DATA SEGMENT
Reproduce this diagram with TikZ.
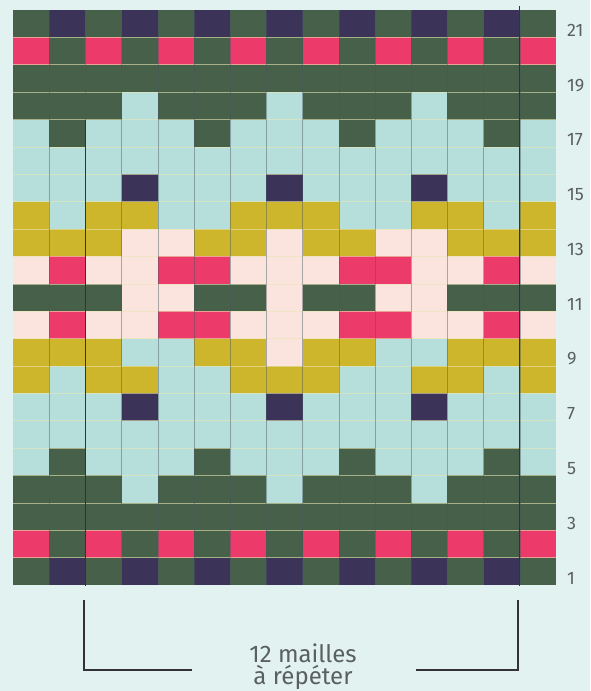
\documentclass[tikz,border=0pt]{standalone}
\usepackage{fontspec}
\setmainfont{Fira Sans}
\definecolor{bg}{HTML}{E2F2F0}
\definecolor{cG}{HTML}{46604A}
\definecolor{cN}{HTML}{3B3358}
\definecolor{cR}{HTML}{EC3A6A}
\definecolor{cL}{HTML}{B6DFDB}
\definecolor{cY}{HTML}{CDB52C}
\definecolor{cW}{HTML}{FBE4DE}
\definecolor{ink}{HTML}{5A5F5F}
\begin{document}
\begin{tikzpicture}[x=1pt,y=-1pt,
  hline/.style={draw=white!70!yellow!80!gray, line width=0.6pt, opacity=0.6},
  vline/.style={draw=black!70!cyan, line width=0.5pt, opacity=0.45},
  heavy/.style={draw=black!80, line width=1.3pt},
  bracket/.style={draw=black!80, line width=1.8pt},
  rowlab/.style={text=ink, font=\fontsize{18}{18}\selectfont, inner sep=0pt, anchor=base west},
  caption/.style={text=ink, font=\fontsize{24}{24}\selectfont, inner sep=0pt, anchor=base}]
\useasboundingbox (0,0) rectangle (590,691);
\fill[bg] (0,0) rectangle (590,691);
\foreach \r/\p in {
 21/{G,N,G,N,G,N,G,N,G,N,G,N,G,N,G},
 20/{R,G,R,G,R,G,R,G,R,G,R,G,R,G,R},
 19/{G,G,G,G,G,G,G,G,G,G,G,G,G,G,G},
 18/{G,G,G,L,G,G,G,L,G,G,G,L,G,G,G},
 17/{L,G,L,L,L,G,L,L,L,G,L,L,L,G,L},
 16/{L,L,L,L,L,L,L,L,L,L,L,L,L,L,L},
 15/{L,L,L,N,L,L,L,N,L,L,L,N,L,L,L},
 14/{Y,L,Y,Y,L,L,Y,Y,Y,L,L,Y,Y,L,Y},
 13/{Y,Y,Y,W,W,Y,Y,W,Y,Y,W,W,Y,Y,Y},
 12/{W,R,W,W,R,R,W,W,W,R,R,W,W,R,W},
 11/{G,G,G,W,W,G,G,W,G,G,W,W,G,G,G},
 10/{W,R,W,W,R,R,W,W,W,R,R,W,W,R,W},
 9/{Y,Y,Y,L,L,Y,Y,W,Y,Y,L,L,Y,Y,Y},
 8/{Y,L,Y,Y,L,L,Y,Y,Y,L,L,Y,Y,L,Y},
 7/{L,L,L,N,L,L,L,N,L,L,L,N,L,L,L},
 6/{L,L,L,L,L,L,L,L,L,L,L,L,L,L,L},
 5/{L,G,L,L,L,G,L,L,L,G,L,L,L,G,L},
 4/{G,G,G,L,G,G,G,L,G,G,G,L,G,G,G},
 3/{G,G,G,G,G,G,G,G,G,G,G,G,G,G,G},
 2/{R,G,R,G,R,G,R,G,R,G,R,G,R,G,R},
 1/{G,N,G,N,G,N,G,N,G,N,G,N,G,N,G}}{
  \foreach \c [count=\i from 0] in \p {
    \fill[fill=c\c] ({13+\i*36.2},{10+(21-\r)*27.381}) rectangle ++(36.4,27.6);
  }
}
\foreach \k in {1,...,20}
  \draw[hline] (13,{10+\k*27.381}) -- (556,{10+\k*27.381});
\foreach \i in {1,...,14}
  \draw[vline] ({13+\i*36.2},10) -- ++(0,575);
\draw[heavy] (85.4,119.5) -- (85.4,586);
\draw[heavy] (519.8,6) -- (519.8,586);
\foreach \r in {1,3,...,21}
  \node[rowlab] (n\r) at (567,{10+(22-\r)*27.381-1}) {\r};
\coordinate (bl1) at (84,600);
\coordinate (bl2) at (84,670);
\coordinate (bl3) at (192,670);
\coordinate (br1) at (416,670);
\coordinate (br2) at (518,670);
\coordinate (br3) at (518,600);
\draw[bracket] (bl1) -- (bl2) -- (bl3);
\draw[bracket] (br1) -- (br2) -- (br3);
\node[caption] (cap1) at (303,662) {12 mailles};
\node[caption] (cap2) at (303,684) {à répéter};
\end{tikzpicture}
\end{document}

WORK TO COMPLETE
Leave out the pictures and retype every line above exactly.

ANSWER TO THE PROBLEM
Reproduce this diagram with TikZ.
\documentclass[tikz,border=0pt]{standalone}
\usepackage{fontspec}
\setmainfont{Fira Sans}
\definecolor{bg}{HTML}{E2F2F0}
\definecolor{cG}{HTML}{46604A}
\definecolor{cN}{HTML}{3B3358}
\definecolor{cR}{HTML}{EC3A6A}
\definecolor{cL}{HTML}{B6DFDB}
\definecolor{cY}{HTML}{CDB52C}
\definecolor{cW}{HTML}{FBE4DE}
\definecolor{ink}{HTML}{5A5F5F}
\begin{document}
\begin{tikzpicture}[x=1pt,y=-1pt,
  hline/.style={draw=white!70!yellow!80!gray, line width=0.6pt, opacity=0.6},
  vline/.style={draw=black!70!cyan, line width=0.5pt, opacity=0.45},
  heavy/.style={draw=black!80, line width=1.3pt},
  bracket/.style={draw=black!80, line width=1.8pt},
  rowlab/.style={text=ink, font=\fontsize{18}{18}\selectfont, inner sep=0pt, anchor=base west},
  caption/.style={text=ink, font=\fontsize{24}{24}\selectfont, inner sep=0pt, anchor=base}]
\useasboundingbox (0,0) rectangle (590,691);
\fill[bg] (0,0) rectangle (590,691);
\foreach \r/\p in {
 21/{G,N,G,N,G,N,G,N,G,N,G,N,G,N,G},
 20/{R,G,R,G,R,G,R,G,R,G,R,G,R,G,R},
 19/{G,G,G,G,G,G,G,G,G,G,G,G,G,G,G},
 18/{G,G,G,L,G,G,G,L,G,G,G,L,G,G,G},
 17/{L,G,L,L,L,G,L,L,L,G,L,L,L,G,L},
 16/{L,L,L,L,L,L,L,L,L,L,L,L,L,L,L},
 15/{L,L,L,N,L,L,L,N,L,L,L,N,L,L,L},
 14/{Y,L,Y,Y,L,L,Y,Y,Y,L,L,Y,Y,L,Y},
 13/{Y,Y,Y,W,W,Y,Y,W,Y,Y,W,W,Y,Y,Y},
 12/{W,R,W,W,R,R,W,W,W,R,R,W,W,R,W},
 11/{G,G,G,W,W,G,G,W,G,G,W,W,G,G,G},
 10/{W,R,W,W,R,R,W,W,W,R,R,W,W,R,W},
 9/{Y,Y,Y,L,L,Y,Y,W,Y,Y,L,L,Y,Y,Y},
 8/{Y,L,Y,Y,L,L,Y,Y,Y,L,L,Y,Y,L,Y},
 7/{L,L,L,N,L,L,L,N,L,L,L,N,L,L,L},
 6/{L,L,L,L,L,L,L,L,L,L,L,L,L,L,L},
 5/{L,G,L,L,L,G,L,L,L,G,L,L,L,G,L},
 4/{G,G,G,L,G,G,G,L,G,G,G,L,G,G,G},
 3/{G,G,G,G,G,G,G,G,G,G,G,G,G,G,G},
 2/{R,G,R,G,R,G,R,G,R,G,R,G,R,G,R},
 1/{G,N,G,N,G,N,G,N,G,N,G,N,G,N,G}}{
  \foreach \c [count=\i from 0] in \p {
    \fill[fill=c\c] ({13+\i*36.2},{10+(21-\r)*27.381}) rectangle ++(36.4,27.6);
  }
}
\foreach \k in {1,...,20}
  \draw[hline] (13,{10+\k*27.381}) -- (556,{10+\k*27.381});
\foreach \i in {1,...,14}
  \draw[vline] ({13+\i*36.2},10) -- ++(0,575);
\draw[heavy] (85.4,119.5) -- (85.4,586);
\draw[heavy] (519.8,6) -- (519.8,586);
\foreach \r in {1,3,...,21}
  \node[rowlab] (n\r) at (567,{10+(22-\r)*27.381-1}) {\r};
\coordinate (bl1) at (84,600);
\coordinate (bl2) at (84,670);
\coordinate (bl3) at (192,670);
\coordinate (br1) at (416,670);
\coordinate (br2) at (518,670);
\coordinate (br3) at (518,600);
\draw[bracket] (bl1) -- (bl2) -- (bl3);
\draw[bracket] (br1) -- (br2) -- (br3);
\node[caption] (cap1) at (303,662) {12 mailles};
\node[caption] (cap2) at (303,684) {à répéter};
\end{tikzpicture}
\end{document}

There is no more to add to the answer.